[start]
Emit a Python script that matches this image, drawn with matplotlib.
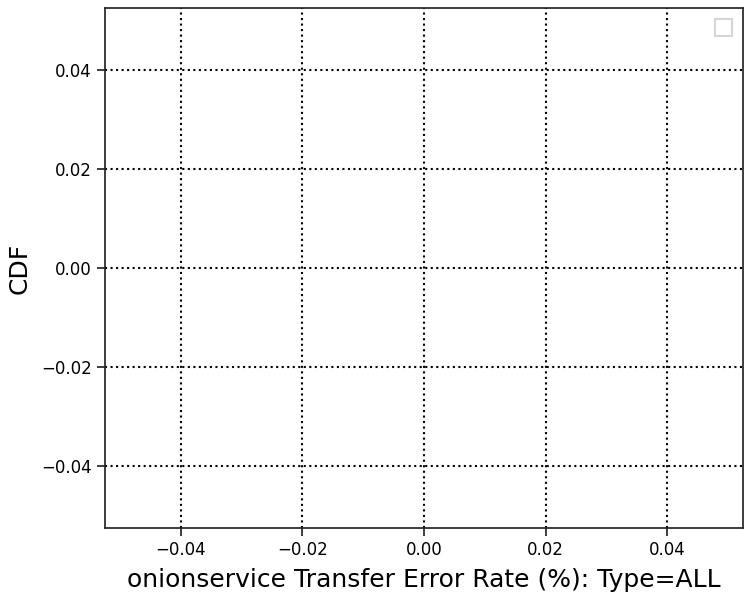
import matplotlib
matplotlib.use('Agg')
import matplotlib.pyplot as plt

# no series in the reference: the plot is empty
xs = []
ys = []
xlabel = 'onionservice Transfer Error Rate (%): Type=ALL'
ylabel = 'CDF'

fig = plt.figure(figsize=(7.5, 6), dpi=100)
ax = fig.add_axes([0.14, 0.12, 0.8507, 0.8667])
ax.plot(xs, ys)
ax.set_xlim(-0.0525, 0.0525)
ax.set_ylim(-0.0525, 0.0525)
ax.set_xticks([-0.04, -0.02, 0.0, 0.02, 0.04])
ax.set_yticks([-0.04, -0.02, 0.0, 0.02, 0.04])
ax.grid(True, color='black', linestyle=':', linewidth=1.5)
for s in ax.spines.values():
    s.set_color('#262626')
    s.set_linewidth(1.25)
ax.tick_params(colors='#262626', labelcolor='black', labelsize=12, width=1.25, length=6)
ax.set_xlabel(xlabel, fontsize=18, labelpad=6.5)
ax.set_ylabel(ylabel, fontsize=18, labelpad=7)
leg = ax.legend(handles=[], loc='upper right', fontsize=15.5, borderaxespad=0.5,
                fancybox=False)
leg.get_frame().set_edgecolor('#cccccc')
leg.get_frame().set_linewidth(1.5)
fig.savefig('out.png')
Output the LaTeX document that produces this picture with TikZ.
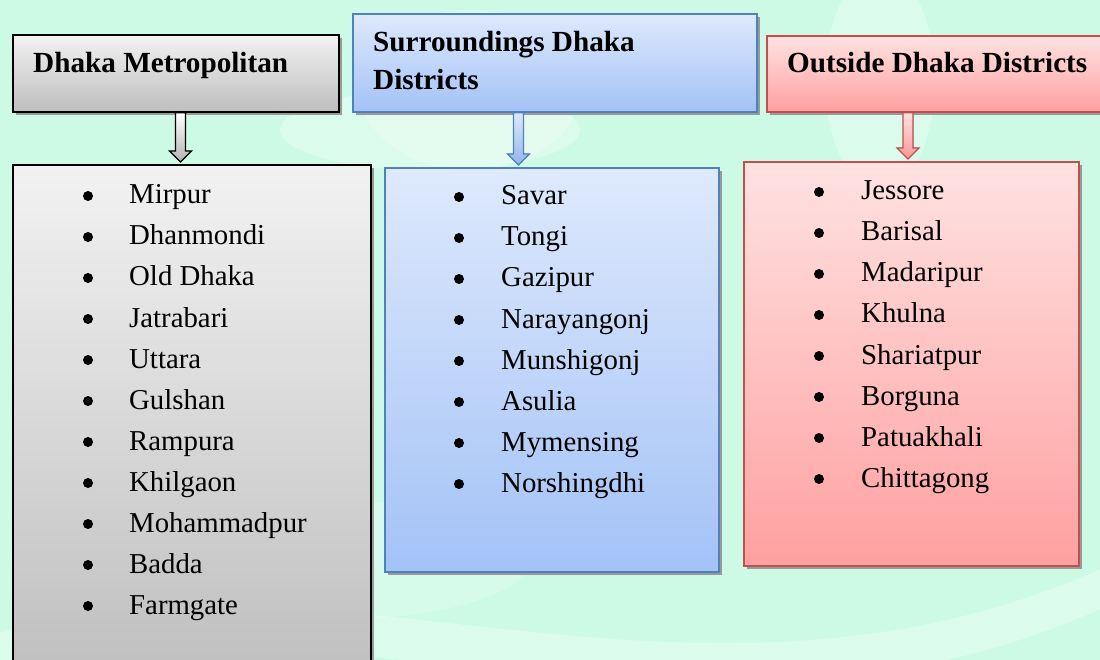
\documentclass[tikz,border=0pt]{standalone}
\usepackage{fontspec}
\setmainfont{Liberation Serif}
\usetikzlibrary{calc,shadows}
\definecolor{bgmint}{RGB}{204,250,229}
\definecolor{bluebd}{RGB}{79,129,189}
\definecolor{redbd}{RGB}{192,80,77}
\definecolor{bluetop}{RGB}{222,233,252}
\definecolor{bluebot}{RGB}{163,194,246}
\definecolor{redtop}{RGB}{255,226,226}
\definecolor{redbot}{RGB}{255,160,160}
\definecolor{graytop}{RGB}{242,242,242}
\definecolor{graybot}{RGB}{190,190,190}
\newcommand\blockarrow[4]{%
  \filldraw[#4] ($(#1.south -| #3)+(-5,0)$) -- ($(#2.north -| #3)+(-5,-13)$) -- ($(#2.north -| #3)+(-11,-13)$) -- ($(#2.north -| #3)+(0,-2)$) -- ($(#2.north -| #3)+(11,-13)$) -- ($(#2.north -| #3)+(5,-13)$) -- ($(#1.south -| #3)+(5,0)$) -- cycle;}
\begin{document}
\begin{tikzpicture}[x=1pt,y=-1pt,
  box/.style={rectangle, anchor=north west, inner sep=0pt, line width=1.8pt,
    drop shadow={shadow xshift=3pt, shadow yshift=-3pt, fill=black!40, opacity=1}},
  graybox/.style={box, draw=black, top color=graytop, bottom color=graybot},
  bluebox/.style={box, draw=bluebd, top color=bluetop, bottom color=bluebot},
  redbox/.style={box, draw=redbd, top color=redtop, bottom color=redbot},
  hdr/.style={anchor=base west, inner sep=0pt, font=\fontsize{29.2}{38}\selectfont\bfseries},
  item/.style={anchor=base west, inner sep=0pt, font=\fontsize{28.8}{41}\selectfont},
  grayarrow/.style={draw=black, line width=1.2pt, top color=white, bottom color=black!30},
  bluearrow/.style={draw=bluebd, line width=1.2pt, top color=bluetop, bottom color=bluebot!80!bluebd},
  redarrow/.style={draw=redbd, line width=1.2pt, top color=redtop, bottom color=redbot!90!redbd},
]
\useasboundingbox (0,0) rectangle (1100,660);
\clip (0,0) rectangle (1100,660);
% background
\fill[bgmint] (0,0) rectangle (1100,660);
\fill[white, opacity=0.3] (430,130) ellipse [x radius=150, y radius=40];
\fill[white, opacity=0.25] (470,90) ellipse [x radius=110, y radius=80];
\fill[white, opacity=0.3] (880,80) ellipse [x radius=55, y radius=110];
\fill[white, opacity=0.3] (-20,640) .. controls (300,520) and (700,760) .. (1120,560) -- (1120,600) .. controls (700,800) and (300,560) .. (-20,690) -- cycle;
\fill[white, opacity=0.2] (330,560) ellipse [x radius=200, y radius=60];

% headers
\node[graybox, minimum width=326pt, minimum height=77pt] (h1) at (12,34) {};
\node[bluebox, minimum width=404pt, minimum height=98pt] (h2) at (352,13) {};
\node[redbox, minimum width=360pt, minimum height=76pt] (h3) at (766,35) {};

% lists
\node[graybox, minimum width=358pt, minimum height=520pt] (l1) at (12,164) {};
\node[bluebox, minimum width=334pt, minimum height=404pt] (l2) at (384,167) {};
\node[redbox, minimum width=335pt, minimum height=404pt] (l3) at (743,161) {};

% header texts
\node[hdr] (t1) at (33,73) {Dhaka Metropolitan};
\node[hdr] (t2a) at (373,52) {Surroundings Dhaka};
\node[hdr] (t2b) at (373,90) {Districts};
\node[hdr] (t3) at (787,73) {Outside Dhaka Districts};

% arrows
\coordinate (c1) at (180.5,0);
\coordinate (c2) at (518.5,0);
\coordinate (c3) at (908,0);
\blockarrow{h1}{l1}{c1}{grayarrow}
\blockarrow{h2}{l2}{c2}{bluearrow}
\blockarrow{h3}{l3}{c3}{redarrow}

% list items
\foreach \name [count=\i from 0] in {Mirpur,Dhanmondi,Old Dhaka,Jatrabari,Uttara,Gulshan,Rampura,Khilgaon,Mohammadpur,Badda,Farmgate}{
  \fill (88,{204+41*\i-8}) circle (5);
  \node[item] (a\i) at (129,{204+41*\i}) {\name};
}
\foreach \name [count=\i from 0] in {Savar,Tongi,Gazipur,Narayangonj,Munshigonj,Asulia,Mymensing,Norshingdhi}{
  \fill (459,{205+41*\i-8}) circle (5);
  \node[item] (b\i) at (501,{205+41*\i}) {\name};
}
\foreach \name [count=\i from 0] in {Jessore,Barisal,Madaripur,Khulna,Shariatpur,Borguna,Patuakhali,Chittagong}{
  \fill (819,{200+41*\i-8}) circle (5);
  \node[item] (r\i) at (861,{200+41*\i}) {\name};
}
\end{tikzpicture}
\end{document}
[end]
WHAT THE TASK REQUIRES: Copy out the data above exactly, except the pictures.

FULL ANSWER:
Emit a Python script that matches this image, drawn with matplotlib.
import matplotlib
matplotlib.use('Agg')
import matplotlib.pyplot as plt

# no series in the reference: the plot is empty
xs = []
ys = []
xlabel = 'onionservice Transfer Error Rate (%): Type=ALL'
ylabel = 'CDF'

fig = plt.figure(figsize=(7.5, 6), dpi=100)
ax = fig.add_axes([0.14, 0.12, 0.8507, 0.8667])
ax.plot(xs, ys)
ax.set_xlim(-0.0525, 0.0525)
ax.set_ylim(-0.0525, 0.0525)
ax.set_xticks([-0.04, -0.02, 0.0, 0.02, 0.04])
ax.set_yticks([-0.04, -0.02, 0.0, 0.02, 0.04])
ax.grid(True, color='black', linestyle=':', linewidth=1.5)
for s in ax.spines.values():
    s.set_color('#262626')
    s.set_linewidth(1.25)
ax.tick_params(colors='#262626', labelcolor='black', labelsize=12, width=1.25, length=6)
ax.set_xlabel(xlabel, fontsize=18, labelpad=6.5)
ax.set_ylabel(ylabel, fontsize=18, labelpad=7)
leg = ax.legend(handles=[], loc='upper right', fontsize=15.5, borderaxespad=0.5,
                fancybox=False)
leg.get_frame().set_edgecolor('#cccccc')
leg.get_frame().set_linewidth(1.5)
fig.savefig('out.png')
Output the LaTeX document that produces this picture with TikZ.
\documentclass[tikz,border=0pt]{standalone}
\usepackage{fontspec}
\setmainfont{Liberation Serif}
\usetikzlibrary{calc,shadows}
\definecolor{bgmint}{RGB}{204,250,229}
\definecolor{bluebd}{RGB}{79,129,189}
\definecolor{redbd}{RGB}{192,80,77}
\definecolor{bluetop}{RGB}{222,233,252}
\definecolor{bluebot}{RGB}{163,194,246}
\definecolor{redtop}{RGB}{255,226,226}
\definecolor{redbot}{RGB}{255,160,160}
\definecolor{graytop}{RGB}{242,242,242}
\definecolor{graybot}{RGB}{190,190,190}
\newcommand\blockarrow[4]{%
  \filldraw[#4] ($(#1.south -| #3)+(-5,0)$) -- ($(#2.north -| #3)+(-5,-13)$) -- ($(#2.north -| #3)+(-11,-13)$) -- ($(#2.north -| #3)+(0,-2)$) -- ($(#2.north -| #3)+(11,-13)$) -- ($(#2.north -| #3)+(5,-13)$) -- ($(#1.south -| #3)+(5,0)$) -- cycle;}
\begin{document}
\begin{tikzpicture}[x=1pt,y=-1pt,
  box/.style={rectangle, anchor=north west, inner sep=0pt, line width=1.8pt,
    drop shadow={shadow xshift=3pt, shadow yshift=-3pt, fill=black!40, opacity=1}},
  graybox/.style={box, draw=black, top color=graytop, bottom color=graybot},
  bluebox/.style={box, draw=bluebd, top color=bluetop, bottom color=bluebot},
  redbox/.style={box, draw=redbd, top color=redtop, bottom color=redbot},
  hdr/.style={anchor=base west, inner sep=0pt, font=\fontsize{29.2}{38}\selectfont\bfseries},
  item/.style={anchor=base west, inner sep=0pt, font=\fontsize{28.8}{41}\selectfont},
  grayarrow/.style={draw=black, line width=1.2pt, top color=white, bottom color=black!30},
  bluearrow/.style={draw=bluebd, line width=1.2pt, top color=bluetop, bottom color=bluebot!80!bluebd},
  redarrow/.style={draw=redbd, line width=1.2pt, top color=redtop, bottom color=redbot!90!redbd},
]
\useasboundingbox (0,0) rectangle (1100,660);
\clip (0,0) rectangle (1100,660);
% background
\fill[bgmint] (0,0) rectangle (1100,660);
\fill[white, opacity=0.3] (430,130) ellipse [x radius=150, y radius=40];
\fill[white, opacity=0.25] (470,90) ellipse [x radius=110, y radius=80];
\fill[white, opacity=0.3] (880,80) ellipse [x radius=55, y radius=110];
\fill[white, opacity=0.3] (-20,640) .. controls (300,520) and (700,760) .. (1120,560) -- (1120,600) .. controls (700,800) and (300,560) .. (-20,690) -- cycle;
\fill[white, opacity=0.2] (330,560) ellipse [x radius=200, y radius=60];

% headers
\node[graybox, minimum width=326pt, minimum height=77pt] (h1) at (12,34) {};
\node[bluebox, minimum width=404pt, minimum height=98pt] (h2) at (352,13) {};
\node[redbox, minimum width=360pt, minimum height=76pt] (h3) at (766,35) {};

% lists
\node[graybox, minimum width=358pt, minimum height=520pt] (l1) at (12,164) {};
\node[bluebox, minimum width=334pt, minimum height=404pt] (l2) at (384,167) {};
\node[redbox, minimum width=335pt, minimum height=404pt] (l3) at (743,161) {};

% header texts
\node[hdr] (t1) at (33,73) {Dhaka Metropolitan};
\node[hdr] (t2a) at (373,52) {Surroundings Dhaka};
\node[hdr] (t2b) at (373,90) {Districts};
\node[hdr] (t3) at (787,73) {Outside Dhaka Districts};

% arrows
\coordinate (c1) at (180.5,0);
\coordinate (c2) at (518.5,0);
\coordinate (c3) at (908,0);
\blockarrow{h1}{l1}{c1}{grayarrow}
\blockarrow{h2}{l2}{c2}{bluearrow}
\blockarrow{h3}{l3}{c3}{redarrow}

% list items
\foreach \name [count=\i from 0] in {Mirpur,Dhanmondi,Old Dhaka,Jatrabari,Uttara,Gulshan,Rampura,Khilgaon,Mohammadpur,Badda,Farmgate}{
  \fill (88,{204+41*\i-8}) circle (5);
  \node[item] (a\i) at (129,{204+41*\i}) {\name};
}
\foreach \name [count=\i from 0] in {Savar,Tongi,Gazipur,Narayangonj,Munshigonj,Asulia,Mymensing,Norshingdhi}{
  \fill (459,{205+41*\i-8}) circle (5);
  \node[item] (b\i) at (501,{205+41*\i}) {\name};
}
\foreach \name [count=\i from 0] in {Jessore,Barisal,Madaripur,Khulna,Shariatpur,Borguna,Patuakhali,Chittagong}{
  \fill (819,{200+41*\i-8}) circle (5);
  \node[item] (r\i) at (861,{200+41*\i}) {\name};
}
\end{tikzpicture}
\end{document}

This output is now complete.